Нечего и говорить, что в нашей камере никто не спал до утра. Рассказам и волнениям не было конца. Меня заставляли повторять двадцать раз одно и то же.
Что нас ждет полное оправдание — не сомневался никто. Ни я, ни Галя, ни Раиса Осиповна. Раз подходят «по существу», а не формально, вызывают свидетелей, значит, все будет в порядке.
Секретарь не обманул. Второй раз суд собрался через три недели. Это был конец января 1936 года. Повторилась та же церемония сборов, я опять твердила адреса. Но наш новогодний восторг немного поулегся, и Раиса Осиповна уже слегка покачивала головой:
— Что они еще скажут, ваши свидетели? А если на них поднажмут. Ведь вот, ваша Лёля Селезнёва…
— Да нет, что вы. Там было совсем другое: у нее допытывались о каком-то конкретном разговоре и говорили, конечно, что я сама «созналась». А я и не вызывала её. Зачем этим людям меня чернить? Ведь они все люди порядочные, знают меня. Ведь их можно было и не вызывать, это я попросила.
Во второй раз наших родных в Трибунале уже не было, очевидно, им не сказали.
Ввели нас в ту же самую пустую залу. Секретарь объявил: «Суд идет». И тут ждал первый сюрприз, который больно кольнул в сердце дурным предчувствием.
Судьи вошли, но не те, которые были в прошлый раз.

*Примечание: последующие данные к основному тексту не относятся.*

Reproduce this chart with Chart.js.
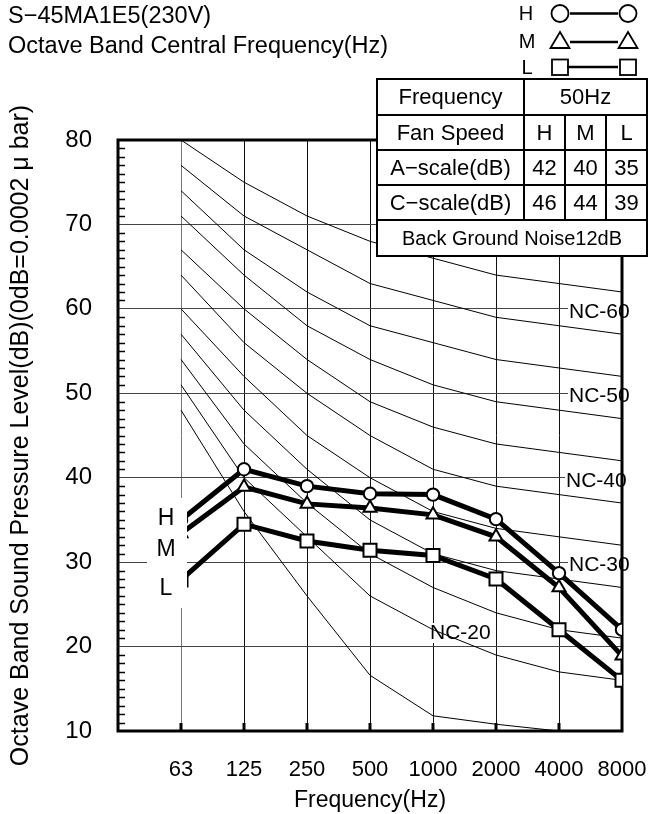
<!DOCTYPE html>
<html>
<head>
<meta charset="utf-8">
<script src="https://cdn.jsdelivr.net/npm/chart.js@4.4.1/dist/chart.umd.min.js"></script>
<style>
html, body { margin: 0; padding: 0; background: #fff; }
canvas { display: block; }
</style>
</head>
<body>
<canvas id="noiseChart" width="649" height="814"></canvas>
<script>
// octave band centres (x categories)
const freqLabels = ["63", "125", "250", "500", "1000", "2000", "4000", "8000"];

// measured sound pressure, dB
const speedH = [35, 41, 39, 38.1, 38, 35.1, 28.7, 22];
const speedM = [33.4, 38.9, 36.9, 36.4, 35.6, 33, 27, 18.9];
const speedL = [27.9, 34.5, 32.5, 31.4, 30.8, 28, 22, 16];

// NC reference curves
const nc15 = [48, 36, 26, 16.6, 11.8, 10.8, 10, null];
const nc20 = [51, 40, 33, 26, 22, 19, 17, 16];
const nc25 = [54, 44, 37, 31, 27, 24, 22, 21];
const nc30 = [57, 48, 41, 35, 31, 29, 28, 27];
const nc35 = [60, 52, 45, 40, 36, 34, 33, 32];
const nc40 = [64, 56, 50, 45, 41, 39, 38, 37];
const nc45 = [67, 60, 54, 49, 46, 44, 43, 42];
const nc50 = [71, 64, 58, 54, 51, 49, 48, 47];
const nc55 = [74, 67, 62, 58, 56, 54, 53, 52];
const nc60 = [77, 71, 67, 63, 61, 59, 58, 57];
const nc65 = [80, 75, 71, 68, 66, 64, 63, 62];

const ncLabels = ["NC-60", "NC-50", "NC-40", "NC-30", "NC-20"];
const yTicks = [10, 20, 30, 40, 50, 60, 70, 80];

// table at top right
const fanSpeeds = ["H", "M", "L"];
const aScale = [42, 40, 35];
const cScale = [46, 44, 39];
const supplyFreq = "50Hz";
const backGround = "Back Ground Noise12dB";

const FONT = "'Liberation Sans', Arial, sans-serif";

const toPoints = (vals) => vals.map((v, i) => ({ x: i, y: v }));

const ncCurves = [nc15, nc20, nc25, nc30, nc35, nc40, nc45, nc50, nc55, nc60, nc65];

const seriesDefs = [
	{ label: "H", data: speedH, pointStyle: "circle", pointRadius: 6.2 },
	{ label: "M", data: speedM, pointStyle: "triangle", pointRadius: 7.5 },
	{ label: "L", data: speedL, pointStyle: "rect", pointRadius: 9.2 },
];

const datasets = [
	...seriesDefs.map((s) => ({
		label: s.label,
		data: toPoints(s.data),
		borderColor: "#000",
		borderWidth: 5,
		pointStyle: s.pointStyle,
		pointRadius: s.pointRadius,
		pointBorderWidth: 2,
		pointBackgroundColor: "#fff",
		pointBorderColor: "#000",
		order: 0,
	})),
	...ncCurves.map((c) => ({
		label: "nc",
		data: toPoints(c),
		borderColor: "#000",
		borderWidth: 1,
		pointRadius: 0,
		order: 1,
	})),
];

/**
 * Frame, minor ticks and NC labels under the data
 */
const underlay = {
	id: "underlay",
	beforeDatasetsDraw(chart) {
		const { ctx, chartArea: a, scales: { x, y } } = chart;
		ctx.save();

		// NC labels with white backing (hides the grid)
		ctx.font = `21px ${FONT}`;
		ctx.textBaseline = "middle";
		ctx.textAlign = "left";
		const spots = [
			[569, y.getPixelForValue(60) + 3],
			[569, y.getPixelForValue(50) + 3],
			[566, y.getPixelForValue(40) + 3],
			[569, y.getPixelForValue(30) + 3],
			[430, 633],
		];
		ncLabels.forEach((t, i) => {
			const [lx, ly] = spots[i];
			const w = ctx.measureText(t).width;
			ctx.fillStyle = "#fff";
			ctx.fillRect(lx - 1, ly - 10, w + 2, 20);
			ctx.fillStyle = "#000";
			ctx.fillText(t, lx, ly);
		});

		// minor ticks on the left axis
		ctx.strokeStyle = "#000";
		ctx.lineWidth = 1.5;
		for (let v = 11; v < 80; v++) {
			if (v % 10 === 0) continue;
			const py = Math.round(y.getPixelForValue(v)) + 0.5;
			ctx.beginPath();
			ctx.moveTo(a.left, py);
			ctx.lineTo(a.left + 7, py);
			ctx.stroke();
		}

		// stubs on the bottom axis
		ctx.lineWidth = 3;
		for (let i = 0; i < freqLabels.length - 1; i++) {
			const px = x.getPixelForValue(i);
			ctx.beginPath();
			ctx.moveTo(px, a.bottom);
			ctx.lineTo(px, a.bottom - 8);
			ctx.stroke();
		}

		// frame
		ctx.lineWidth = 3;
		ctx.strokeRect(a.left, a.top, a.right - a.left, a.bottom - a.top);
		ctx.restore();
	},
};

/**
 * H/M/L tags, table, legend and titles drawn over the data
 */
const overlay = {
	id: "overlay",
	afterDatasetsDraw(chart) {
		const { ctx } = chart;
		ctx.save();

		// H M L tags at the left end of the lines
		ctx.fillStyle = "#fff";
		ctx.fillRect(147, 498, 40, 110);
		ctx.fillStyle = "#000";
		ctx.font = `23px ${FONT}`;
		ctx.textAlign = "center";
		ctx.textBaseline = "middle";
		ctx.fillText("H", 166, 519);
		ctx.fillText("M", 166, 550);
		ctx.fillText("L", 166, 589);

		// table
		const L = 377, R = 647, T = 79, B = 256;
		const rows = [T, 115, 150, 185, 220, B];
		const c1 = 524, c2 = 565, c3 = 606;
		ctx.fillStyle = "#fff";
		ctx.fillRect(L, T, R - L, B - T);
		ctx.strokeStyle = "#000";
		ctx.lineWidth = 2;
		ctx.strokeRect(L, T, R - L, B - T);
		ctx.beginPath();
		rows.slice(1, 5).forEach((ry) => {
			ctx.moveTo(L, ry);
			ctx.lineTo(R, ry);
		});
		ctx.moveTo(c1, T);
		ctx.lineTo(c1, rows[4]);
		ctx.moveTo(c2, rows[1]);
		ctx.lineTo(c2, rows[4]);
		ctx.moveTo(c3, rows[1]);
		ctx.lineTo(c3, rows[4]);
		ctx.stroke();

		ctx.fillStyle = "#000";
		ctx.font = `22px ${FONT}`;
		const mid = (i) => (rows[i] + rows[i + 1]) / 2 + 1;
		ctx.fillText("Frequency", (L + c1) / 2, mid(0));
		ctx.fillText(supplyFreq, (c1 + R) / 2, mid(0));
		ctx.fillText("Fan Speed", (L + c1) / 2, mid(1));
		ctx.fillText("A\u2212scale(dB)", (L + c1) / 2, mid(2));
		ctx.fillText("C\u2212scale(dB)", (L + c1) / 2, mid(3));
		const cols = [(c1 + c2) / 2, (c2 + c3) / 2, (c3 + R) / 2];
		cols.forEach((cx, i) => {
			ctx.fillText(fanSpeeds[i], cx, mid(1));
			ctx.fillText(String(aScale[i]), cx, mid(2));
			ctx.fillText(String(cScale[i]), cx, mid(3));
		});
		ctx.font = `20px ${FONT}`;
		ctx.fillText(backGround, (L + R) / 2, mid(4));

		// legend
		ctx.font = `20px ${FONT}`;
		ctx.fillText("H", 526, 14);
		ctx.fillText("M", 527, 42);
		ctx.fillText("L", 527, 68);
		ctx.lineWidth = 2.5;
		ctx.beginPath();
		ctx.moveTo(570, 13.5); ctx.lineTo(618, 13.5);
		ctx.moveTo(570, 42); ctx.lineTo(618, 42);
		ctx.moveTo(567, 67); ctx.lineTo(618, 67);
		ctx.stroke();
		ctx.lineWidth = 1.8;
		[560, 628].forEach((cx) => {
			ctx.beginPath();
			ctx.arc(cx, 13.5, 8.5, 0, Math.PI * 2);
			ctx.stroke();
			ctx.beginPath();
			ctx.moveTo(cx, 32);
			ctx.lineTo(cx + 9.5, 48);
			ctx.lineTo(cx - 9.5, 48);
			ctx.closePath();
			ctx.stroke();
			ctx.strokeRect(cx - 8, 59.5, 16, 15.5);
		});

		// titles
		ctx.textAlign = "left";
		ctx.font = `23.5px ${FONT}`;
		ctx.fillText("S\u221245MA1E5(230V)", 8, 17);
		ctx.fillText("Octave Band Central Frequency(Hz)", 8, 47);

		ctx.restore();
	},
};

Chart.defaults.font.family = FONT;
Chart.defaults.color = "#000";

new Chart(document.getElementById("noiseChart"), {
	type: "line",
	data: { datasets },
	options: {
		responsive: false,
		animation: false,
		events: [],
		layout: { padding: { top: 140, right: 27, left: 0, bottom: 0 } },
		plugins: {
			legend: { display: false },
			tooltip: { enabled: false },
		},
		scales: {
			x: {
				type: "linear",
				min: -1,
				max: freqLabels.length - 1,
				afterFit: (s) => {
					s.height = 83;
					s.paddingLeft = 0;
					s.paddingRight = 0;
				},
				border: { display: false },
				grid: {
					drawTicks: false,
					color: (c) => {
						const v = c.tick.value;
						if (v < 0 || v >= freqLabels.length - 1) return "rgba(0,0,0,0)";
						return v === 0 ? "#777" : "#111";
					},
				},
				ticks: {
					stepSize: 1,
					autoSkip: false,
					maxRotation: 0,
					padding: 26,
					font: { size: 22 },
					callback: (v) => freqLabels[v] ?? "",
				},
				title: {
					display: true,
					text: "Frequency(Hz)",
					font: { size: 23 },
					padding: { top: 0, bottom: 0 },
				},
			},
			y: {
				min: yTicks[0],
				max: yTicks[yTicks.length - 1],
				afterFit: (s) => {
					s.width = 118;
					s.paddingTop = 0;
					s.paddingBottom = 0;
				},
				border: { display: false },
				grid: {
					drawTicks: false,
					color: (c) => {
						const v = c.tick.value;
						return v === yTicks[0] || v === yTicks[yTicks.length - 1] ? "rgba(0,0,0,0)" : "#444";
					},
				},
				ticks: {
					stepSize: 10,
					padding: 26,
					font: { size: 24 },
				},
				title: {
					display: true,
					text: "Octave Band Sound Pressure Level(dB)(0dB=0.0002 \u03bc bar)",
					font: { size: 25 },
					padding: { top: 6, bottom: 0 },
				},
			},
		},
	},
	plugins: [underlay, overlay],
});
</script>
</body>
</html>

Из тех был только один — седой, с тиком. Двое были новыми — значит, они не слышали того, что я говорила. А тот, который слышал — злой и неприятный, он не станет меня защищать. Сердце у меня упало… И я не ошиблась.
Секретарь стал читать протокол прошлого заседания суда. Я ушам своим не верила! Он читал то, чего я вовсе не говорила: что я утверждала, что мое дело «состряпано» на основании, якобы, болтовни, а болтовня эта была просто шуткой с моей стороны.
— Я же совсем не так говорила! — воскликнула я.
— Подсудимая, — председатель постучал карандашом по столу, — вам слова не давали. Будете говорить, когда дадут.
Сердце у меня сжалось еще сильнее. И вот — второй сюрприз. После чтения протокола председатель велел вызвать первую свидетельницу… Ольгу Селезнёву.
— Лёльку? Да разве я называла ее?
…И вот она стоит, смущенная и хорошенькая, в своей беленькой заячьей шубке, пушистые золотые волосы выбились из-под белой шапочки. Она старательно водит пальчиком в белой перчатке по спинке стула и говорит с бесконечными паузами:
— Я точно слов не помню… но смысл был такой… Женя пришла домой сердитая и замерзшая… А когда гроб с телом товарища Кирова выносили из Таврического и процессия двигалась по Кирочной улице… Людей загоняли во дворы… То есть, прохожих, чтобы не мешали… А за гробом шел товарищ Сталин…
Женя тоже была на улице и ее тоже загнали во двор… Пока проходила процессия… И она озябла… А когда пришла домой, то сказала, что все это из-за Сталина… И лучше бы его убили, чем Кирова…
«Боже мой, Боже мой, что за бред! Лёлька, неужели ты не помнишь, как мы стояли вдвоем на подоконнике в зале и в открытую форточку смотрели через Неву на кусочек Кирочной улицы, который виден в пролете какого-то переулка недалеко от Литейного. И было видно, как по Кирочной медленно движется процессия, а по всему Ленинграду гудят гудки всех заводов — жалобная, надрывающая сердце траурная симфония гудков. Неужели ты не помнишь, как мы стояли на окне, обнявшись, чтобы не свалиться с подоконника, стояли и слушали?»
— Подсудимая, вы подтверждаете показания свидетельницы?
— Нет, ничего подобного не было.
— Значит, это — ложные показания?
Я теряюсь: ведь за ложные показания судят?
— Не знаю… Может быть, ей кажется, что было так. Но она ошибается. Я была дома… Лёлька, ты вспомни!
— Подсудимая, вы должны только отвечать на вопросы. Свидетельница, вы свободны.
Лёлька выходит, не взглянув на меня. Это потом я узнаю, как Лёльку допрашивали на Гороховой, читали мои показания о «террористических разговорах» с ней во время убийства Кирова.